Opinion
Submitted December 1, 2000
February 26, 2001.
Appeal by the defendant from (1) a judgment of the Supreme Court, Kings County (Wade, J.), rendered November 12, 1998, convicting him of criminal sale of a controlled substance in the third degree and criminal possession of a controlled substance in the third degree (two counts), upon a jury verdict, and imposing sentence, and (2) a purported judgment of the same court rendered January 26, 1999.
David W. Windley, Brooklyn, N.Y., for appellant.

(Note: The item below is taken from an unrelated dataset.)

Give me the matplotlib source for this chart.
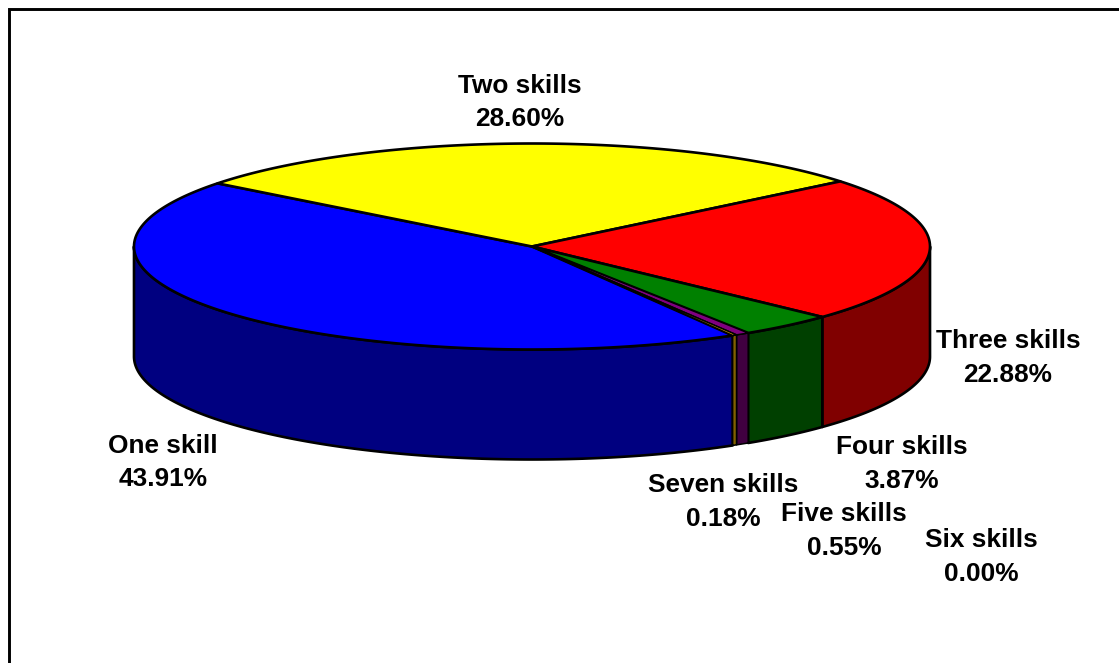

Charles J. Hynes, District Attorney, Brooklyn, N.Y. (Leonard Joblove, Sholom J. Twersky, and Diana Villanueva of counsel), for respondent.
Before: BRACKEN, ACTING P.J., O'BRIEN, FLORIO and SCHMIDT, JJ., concur.
DECISION ORDER
ORDERED that the appeal from the purported judgment is dismissed; and it is further,
ORDERED that the judgment is affirmed.
The appeal from the purported judgment must be dismissed, as the purported judgment is nothing more than a proceeding to cause the judgment rendered on November 12, 1998, to be brought to execution (see, People v. Sanchez, ___ A.D.2d ___; [2d Dept., Dec. 4, 2000]; People v. DeVillar, 264 A.D.2d 528).
Contrary to the defendant's contention, the trial court providently exercised its discretion in refusing to provide him with an advance ruling as to whether his testimony would "open the door" and permit the People to question him about a pending drug charge (see, People v. Ardito, 231 A.D.2d 116; see also, People v. Betts, 70 N.Y.2d 289, 295).
The trial court properly amended counts 12 and 13 of the indictment pursuant to CPL 200.70(1) at the close of the People's case to reflect the Grand Jury's intention to indict the defendant for possession of heroin instead of cocaine. The amendment did not change the theory of the prosecution, and the defendant was not prejudiced in any way by the amendment (see, People v. DeSanto, 217 A.D.2d 636; People v. Acevedo, 215 A.D.2d 115; People v. Heaton, 59 A.D.2d 704).
The defendant's remaining contentions are without merit.